Monday 14 May 2018

The Museum of Innocence. By Orhan Pamuk

The Museum of Innocence

Orhan Pamuk
Translated from Turkish by Maureen Freely

Faber and Faber. First published 2009


Kamal is a wealthy young man in Istanbul in the 1970s, about to be engaged to be married to Sibel, a girl from his own class. About two months before the grand engagement party, he goes to a shop to buy a handbag for her, and suddenly falls in love with the shop girl, Fusun. Fusun is distantly related 'poor cousin', whom he has known from childhood and vaguely met on and off since then, but her beauty strikes him with full force only now. He has no trouble seducing her, and from then on, for the next couple of months, they meet regularly in a flat his parents have set apart for him, for some his most divine moments of sex. The rest of the book tells of what happens over the next couple of years as Kamal breaks his engagement to Sibel, and slowly gains the acceptance of Fusun's orthodox family, in the process neglecting his business. The story ends in tragedy, as all 'great' love stories must. Fusun dies in a car accident, and Kamal is left to pick up the pieces of their life together, almost literally, and arrange them in a 'Museum of Innocence'. 

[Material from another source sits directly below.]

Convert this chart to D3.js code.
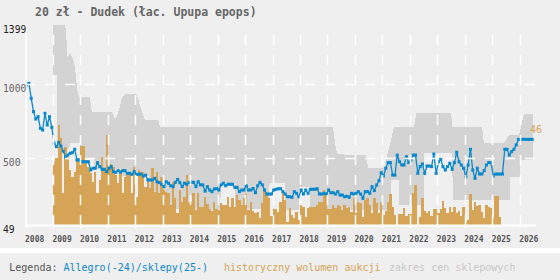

I am writing this a couple of years after I had read the book, and realise that I have forgotten most of the details. What stays is with me is Pamuk's description of Istanbul upper-middle class and middle class life in the 1960s and early 70s. It is much as I imagine such life would have been in Bombay or Calcutta at about the same time, though this I gather only from some little personal experience on the fringes of that kind of society, and some reading. Salman Rushdie's 'Midnight's Children' and Vikram Seth's 'A Suitable Boy' illustrate comparable lifestyles. Also what stays with me about the book is the description of the Museum that Kamal has made by collecting bits and pieces of his life with Fusun - a lost earring, movie tickets, some pieces of furniture with special connotations for him, and so on. The narrator, Kamal, connects each item with some specific incident in the romance, and builds the story as a kind of a tour through the Museum. The writing is leisurely, slow even, actually a bit too slow for my tastes. I did not find the book especially noteworthy. It is more than 700 pages long, and requires an investment of time and effort which is not repaid, neither in terms of stimulating thought, nor in terms of reading pleasure.